▸ **Written request**
Please reproduce the lines of the records below from the one holding "Recreate this image" through the one holding "(extract) at (507,291)", inclusive, skipping all pictures.

▸ **Dataset records**
_ _ _
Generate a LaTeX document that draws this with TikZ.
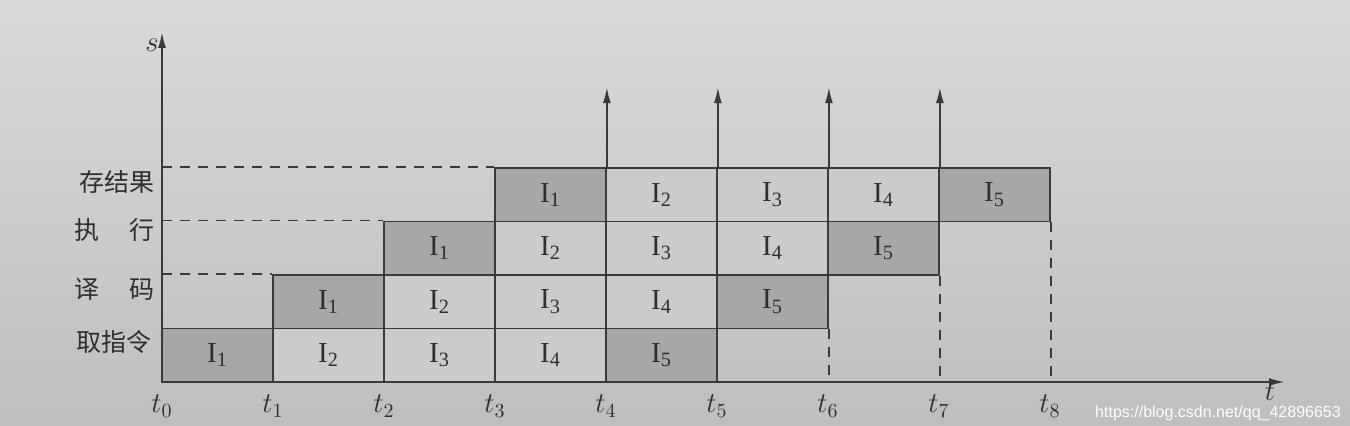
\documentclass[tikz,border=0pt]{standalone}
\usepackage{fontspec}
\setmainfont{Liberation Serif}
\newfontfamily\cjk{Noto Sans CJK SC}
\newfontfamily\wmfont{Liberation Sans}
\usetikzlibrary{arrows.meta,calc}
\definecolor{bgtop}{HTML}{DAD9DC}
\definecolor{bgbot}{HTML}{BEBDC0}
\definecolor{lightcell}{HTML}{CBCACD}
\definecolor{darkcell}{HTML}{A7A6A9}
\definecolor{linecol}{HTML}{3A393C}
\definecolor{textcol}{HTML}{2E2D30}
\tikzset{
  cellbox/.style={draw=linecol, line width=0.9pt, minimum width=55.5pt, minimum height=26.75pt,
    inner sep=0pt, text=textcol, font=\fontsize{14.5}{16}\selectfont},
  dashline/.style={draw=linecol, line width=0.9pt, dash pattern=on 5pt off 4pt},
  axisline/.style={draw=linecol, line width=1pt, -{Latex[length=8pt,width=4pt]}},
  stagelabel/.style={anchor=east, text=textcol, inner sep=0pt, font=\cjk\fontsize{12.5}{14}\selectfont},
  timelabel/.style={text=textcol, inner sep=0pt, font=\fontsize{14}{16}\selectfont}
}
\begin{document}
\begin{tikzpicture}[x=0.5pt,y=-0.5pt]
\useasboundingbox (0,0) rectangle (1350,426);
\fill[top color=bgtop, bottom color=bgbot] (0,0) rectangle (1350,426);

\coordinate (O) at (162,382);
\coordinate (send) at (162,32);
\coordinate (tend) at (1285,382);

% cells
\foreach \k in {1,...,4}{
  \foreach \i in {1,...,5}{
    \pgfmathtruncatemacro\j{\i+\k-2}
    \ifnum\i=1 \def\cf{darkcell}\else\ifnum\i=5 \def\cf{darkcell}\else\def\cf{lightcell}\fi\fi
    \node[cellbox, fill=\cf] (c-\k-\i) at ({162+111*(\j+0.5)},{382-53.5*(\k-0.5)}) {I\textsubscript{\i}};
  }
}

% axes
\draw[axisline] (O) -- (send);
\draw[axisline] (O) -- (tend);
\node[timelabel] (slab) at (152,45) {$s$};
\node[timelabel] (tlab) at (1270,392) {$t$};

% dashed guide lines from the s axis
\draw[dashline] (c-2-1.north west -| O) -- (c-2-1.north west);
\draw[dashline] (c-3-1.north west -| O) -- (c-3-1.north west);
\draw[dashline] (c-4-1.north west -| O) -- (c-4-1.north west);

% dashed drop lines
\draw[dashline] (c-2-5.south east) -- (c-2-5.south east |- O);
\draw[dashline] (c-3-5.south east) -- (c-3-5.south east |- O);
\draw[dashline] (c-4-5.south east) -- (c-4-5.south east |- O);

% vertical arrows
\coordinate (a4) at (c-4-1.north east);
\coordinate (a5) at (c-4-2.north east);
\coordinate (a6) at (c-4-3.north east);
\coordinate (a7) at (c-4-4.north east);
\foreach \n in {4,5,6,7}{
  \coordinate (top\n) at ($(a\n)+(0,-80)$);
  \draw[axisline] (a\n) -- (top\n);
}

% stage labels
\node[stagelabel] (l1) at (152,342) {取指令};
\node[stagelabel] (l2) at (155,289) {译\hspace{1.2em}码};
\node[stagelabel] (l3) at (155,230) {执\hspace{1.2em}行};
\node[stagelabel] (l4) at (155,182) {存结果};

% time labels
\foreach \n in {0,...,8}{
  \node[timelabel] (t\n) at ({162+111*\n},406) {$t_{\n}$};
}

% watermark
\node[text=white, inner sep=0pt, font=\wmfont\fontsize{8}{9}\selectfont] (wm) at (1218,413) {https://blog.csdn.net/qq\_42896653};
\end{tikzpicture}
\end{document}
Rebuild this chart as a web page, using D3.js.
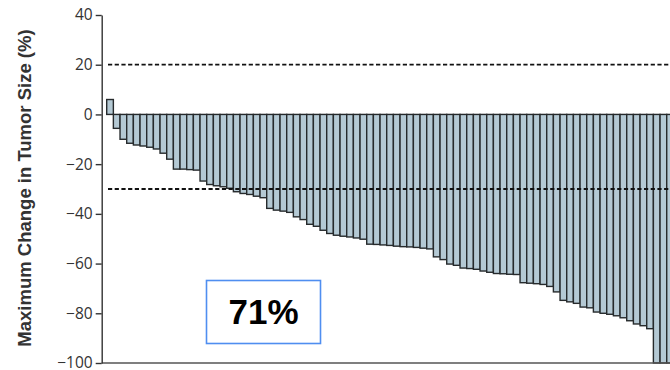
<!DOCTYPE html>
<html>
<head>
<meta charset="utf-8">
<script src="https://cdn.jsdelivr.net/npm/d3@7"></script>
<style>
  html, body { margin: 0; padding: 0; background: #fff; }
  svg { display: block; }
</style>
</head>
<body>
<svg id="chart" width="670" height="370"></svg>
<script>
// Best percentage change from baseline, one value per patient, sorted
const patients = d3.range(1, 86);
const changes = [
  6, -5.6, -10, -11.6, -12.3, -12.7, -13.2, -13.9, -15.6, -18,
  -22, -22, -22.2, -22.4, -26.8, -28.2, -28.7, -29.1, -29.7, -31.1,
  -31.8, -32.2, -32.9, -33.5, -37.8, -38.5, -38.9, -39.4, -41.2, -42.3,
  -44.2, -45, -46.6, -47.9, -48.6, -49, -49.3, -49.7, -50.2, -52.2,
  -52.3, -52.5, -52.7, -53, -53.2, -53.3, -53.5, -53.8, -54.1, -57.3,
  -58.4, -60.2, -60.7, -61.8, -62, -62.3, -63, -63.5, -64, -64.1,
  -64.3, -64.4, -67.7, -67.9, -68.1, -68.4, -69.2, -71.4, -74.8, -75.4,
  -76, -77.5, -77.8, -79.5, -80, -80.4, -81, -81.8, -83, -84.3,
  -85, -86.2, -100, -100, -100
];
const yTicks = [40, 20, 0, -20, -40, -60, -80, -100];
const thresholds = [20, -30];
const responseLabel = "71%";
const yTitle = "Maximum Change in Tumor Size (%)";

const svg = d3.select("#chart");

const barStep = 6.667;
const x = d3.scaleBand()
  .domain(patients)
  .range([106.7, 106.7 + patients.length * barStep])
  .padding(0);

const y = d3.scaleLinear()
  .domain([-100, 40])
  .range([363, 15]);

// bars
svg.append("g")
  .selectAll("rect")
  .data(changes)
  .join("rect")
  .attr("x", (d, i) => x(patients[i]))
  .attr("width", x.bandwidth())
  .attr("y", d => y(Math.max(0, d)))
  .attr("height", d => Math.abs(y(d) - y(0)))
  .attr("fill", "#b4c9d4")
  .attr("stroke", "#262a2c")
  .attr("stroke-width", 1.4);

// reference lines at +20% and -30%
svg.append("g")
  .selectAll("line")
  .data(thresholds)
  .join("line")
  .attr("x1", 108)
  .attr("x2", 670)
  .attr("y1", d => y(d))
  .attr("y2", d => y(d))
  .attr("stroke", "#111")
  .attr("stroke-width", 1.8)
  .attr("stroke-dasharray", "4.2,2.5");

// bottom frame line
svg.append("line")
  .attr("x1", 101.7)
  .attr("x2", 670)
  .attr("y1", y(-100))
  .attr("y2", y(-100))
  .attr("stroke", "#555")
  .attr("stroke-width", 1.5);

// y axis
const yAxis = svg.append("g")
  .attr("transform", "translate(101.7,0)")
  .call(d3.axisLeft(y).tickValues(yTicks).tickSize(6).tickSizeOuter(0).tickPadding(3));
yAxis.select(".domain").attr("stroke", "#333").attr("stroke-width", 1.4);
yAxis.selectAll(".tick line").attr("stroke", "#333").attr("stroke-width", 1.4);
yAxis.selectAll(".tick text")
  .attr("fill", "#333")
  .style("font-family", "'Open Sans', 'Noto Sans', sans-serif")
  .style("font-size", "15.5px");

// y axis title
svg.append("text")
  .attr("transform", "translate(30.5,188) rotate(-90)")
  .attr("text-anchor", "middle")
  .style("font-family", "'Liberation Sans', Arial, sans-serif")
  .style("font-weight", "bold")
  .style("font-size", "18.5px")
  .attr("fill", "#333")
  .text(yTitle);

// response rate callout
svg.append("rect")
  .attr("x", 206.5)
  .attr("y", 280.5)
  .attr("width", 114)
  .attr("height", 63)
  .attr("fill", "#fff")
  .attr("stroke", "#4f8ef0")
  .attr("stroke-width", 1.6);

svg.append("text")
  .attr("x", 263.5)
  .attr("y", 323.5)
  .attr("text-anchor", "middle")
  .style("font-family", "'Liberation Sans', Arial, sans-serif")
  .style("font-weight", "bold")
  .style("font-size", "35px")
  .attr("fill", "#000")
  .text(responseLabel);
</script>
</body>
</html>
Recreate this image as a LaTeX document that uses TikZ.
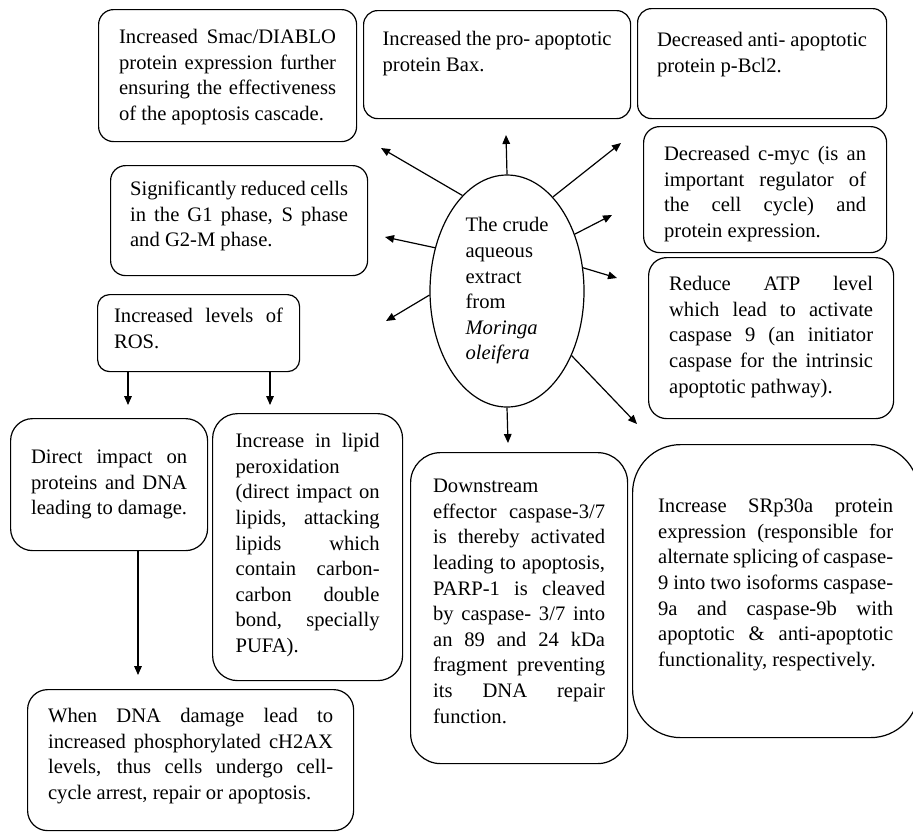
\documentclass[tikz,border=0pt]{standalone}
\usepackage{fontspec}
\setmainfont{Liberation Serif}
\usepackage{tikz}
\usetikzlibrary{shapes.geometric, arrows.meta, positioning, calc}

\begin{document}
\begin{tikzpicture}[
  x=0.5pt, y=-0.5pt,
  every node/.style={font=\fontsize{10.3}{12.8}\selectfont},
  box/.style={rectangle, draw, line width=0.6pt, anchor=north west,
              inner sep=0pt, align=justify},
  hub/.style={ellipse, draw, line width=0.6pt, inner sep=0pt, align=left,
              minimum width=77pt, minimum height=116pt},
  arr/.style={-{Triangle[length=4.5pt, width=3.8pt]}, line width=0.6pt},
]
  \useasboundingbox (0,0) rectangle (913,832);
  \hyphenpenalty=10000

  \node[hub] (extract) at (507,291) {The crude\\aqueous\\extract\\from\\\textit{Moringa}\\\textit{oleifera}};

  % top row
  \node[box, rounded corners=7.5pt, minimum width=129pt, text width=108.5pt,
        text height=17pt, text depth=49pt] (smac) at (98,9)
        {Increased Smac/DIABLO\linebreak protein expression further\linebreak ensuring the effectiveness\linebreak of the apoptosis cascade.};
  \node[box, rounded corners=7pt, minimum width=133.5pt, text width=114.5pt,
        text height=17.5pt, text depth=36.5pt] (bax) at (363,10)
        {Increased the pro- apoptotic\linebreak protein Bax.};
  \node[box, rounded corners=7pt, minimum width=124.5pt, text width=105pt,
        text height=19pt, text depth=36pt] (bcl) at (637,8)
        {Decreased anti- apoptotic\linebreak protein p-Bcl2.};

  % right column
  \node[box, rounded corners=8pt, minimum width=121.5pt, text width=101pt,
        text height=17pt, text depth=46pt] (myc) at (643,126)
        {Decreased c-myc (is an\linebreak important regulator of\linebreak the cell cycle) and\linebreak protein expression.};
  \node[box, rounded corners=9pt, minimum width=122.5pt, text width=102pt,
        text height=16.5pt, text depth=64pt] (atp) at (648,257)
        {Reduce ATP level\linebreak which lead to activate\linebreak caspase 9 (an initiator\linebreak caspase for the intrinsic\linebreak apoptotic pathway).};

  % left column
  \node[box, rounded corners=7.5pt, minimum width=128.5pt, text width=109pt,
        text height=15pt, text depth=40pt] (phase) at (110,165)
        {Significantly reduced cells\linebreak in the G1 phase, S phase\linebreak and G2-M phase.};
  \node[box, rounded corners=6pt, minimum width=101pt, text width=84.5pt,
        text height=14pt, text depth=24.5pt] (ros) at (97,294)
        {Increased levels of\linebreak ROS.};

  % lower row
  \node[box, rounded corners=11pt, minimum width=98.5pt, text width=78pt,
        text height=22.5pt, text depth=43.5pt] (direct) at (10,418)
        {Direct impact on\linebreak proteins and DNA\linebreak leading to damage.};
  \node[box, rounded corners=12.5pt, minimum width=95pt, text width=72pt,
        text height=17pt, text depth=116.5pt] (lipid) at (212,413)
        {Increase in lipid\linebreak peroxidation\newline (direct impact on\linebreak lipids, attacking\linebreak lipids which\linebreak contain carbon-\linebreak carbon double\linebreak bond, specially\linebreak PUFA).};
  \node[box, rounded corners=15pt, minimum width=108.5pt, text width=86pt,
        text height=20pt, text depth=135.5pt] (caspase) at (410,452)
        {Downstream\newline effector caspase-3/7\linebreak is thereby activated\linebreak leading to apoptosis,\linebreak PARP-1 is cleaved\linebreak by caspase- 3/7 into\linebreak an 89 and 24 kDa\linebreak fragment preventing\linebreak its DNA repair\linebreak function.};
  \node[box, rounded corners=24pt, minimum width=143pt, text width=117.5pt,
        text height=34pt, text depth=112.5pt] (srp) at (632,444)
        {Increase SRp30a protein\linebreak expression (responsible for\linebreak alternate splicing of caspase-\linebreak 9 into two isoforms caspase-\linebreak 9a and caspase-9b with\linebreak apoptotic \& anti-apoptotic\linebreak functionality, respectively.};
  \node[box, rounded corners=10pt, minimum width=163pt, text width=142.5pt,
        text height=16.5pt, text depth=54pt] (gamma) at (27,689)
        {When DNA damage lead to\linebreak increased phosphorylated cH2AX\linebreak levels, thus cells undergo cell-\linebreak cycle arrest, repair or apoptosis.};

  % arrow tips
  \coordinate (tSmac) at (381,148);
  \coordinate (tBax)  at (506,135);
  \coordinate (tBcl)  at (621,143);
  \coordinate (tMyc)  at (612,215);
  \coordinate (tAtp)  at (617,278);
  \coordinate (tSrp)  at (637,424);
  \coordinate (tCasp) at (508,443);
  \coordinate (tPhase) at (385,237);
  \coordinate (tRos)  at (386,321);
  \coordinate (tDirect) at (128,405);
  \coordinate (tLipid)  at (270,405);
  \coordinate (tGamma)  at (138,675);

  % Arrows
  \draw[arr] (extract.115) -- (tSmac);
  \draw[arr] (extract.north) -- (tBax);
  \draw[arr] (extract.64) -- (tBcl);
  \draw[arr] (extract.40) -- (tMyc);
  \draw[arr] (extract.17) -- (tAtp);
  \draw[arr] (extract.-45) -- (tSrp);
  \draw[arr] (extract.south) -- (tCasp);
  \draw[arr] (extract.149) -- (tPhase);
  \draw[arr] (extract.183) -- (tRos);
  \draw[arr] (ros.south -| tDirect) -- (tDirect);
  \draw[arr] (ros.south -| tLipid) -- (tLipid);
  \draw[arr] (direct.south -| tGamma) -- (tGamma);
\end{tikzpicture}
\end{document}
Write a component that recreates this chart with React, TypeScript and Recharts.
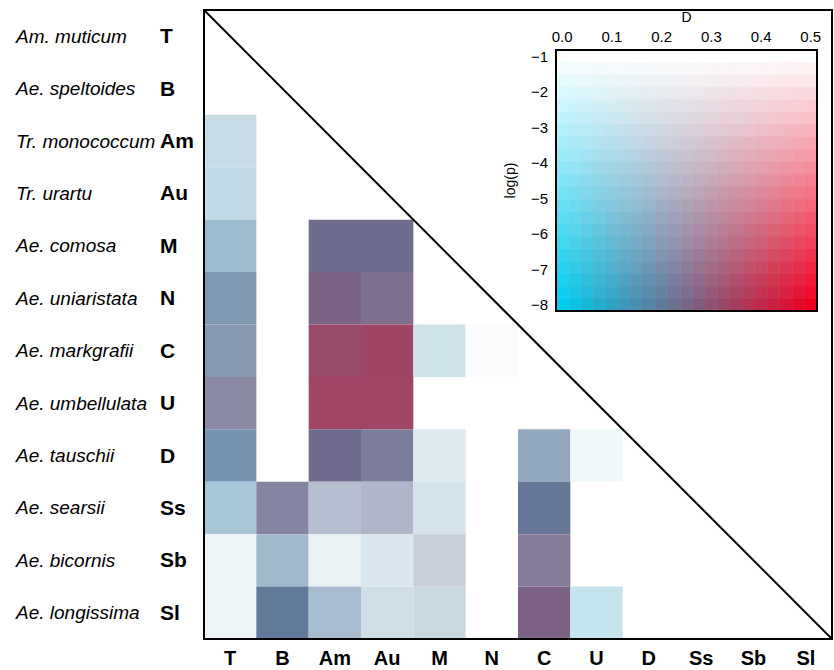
_ _ _
▸ **Result of this task**
Recreate this image as a LaTeX document that uses TikZ.
\documentclass[tikz,border=0pt]{standalone}
\usepackage{fontspec}
\setmainfont{Liberation Serif}
\usepackage{tikz}
\usetikzlibrary{shapes.geometric, arrows.meta, positioning, calc}

\begin{document}
\begin{tikzpicture}[
  x=0.5pt, y=-0.5pt,
  every node/.style={font=\fontsize{10.3}{12.8}\selectfont},
  box/.style={rectangle, draw, line width=0.6pt, anchor=north west,
              inner sep=0pt, align=justify},
  hub/.style={ellipse, draw, line width=0.6pt, inner sep=0pt, align=left,
              minimum width=77pt, minimum height=116pt},
  arr/.style={-{Triangle[length=4.5pt, width=3.8pt]}, line width=0.6pt},
]
  \useasboundingbox (0,0) rectangle (913,832);
  \hyphenpenalty=10000

  \node[hub] (extract) at (507,291) {The crude\\aqueous\\extract\\from\\\textit{Moringa}\\\textit{oleifera}};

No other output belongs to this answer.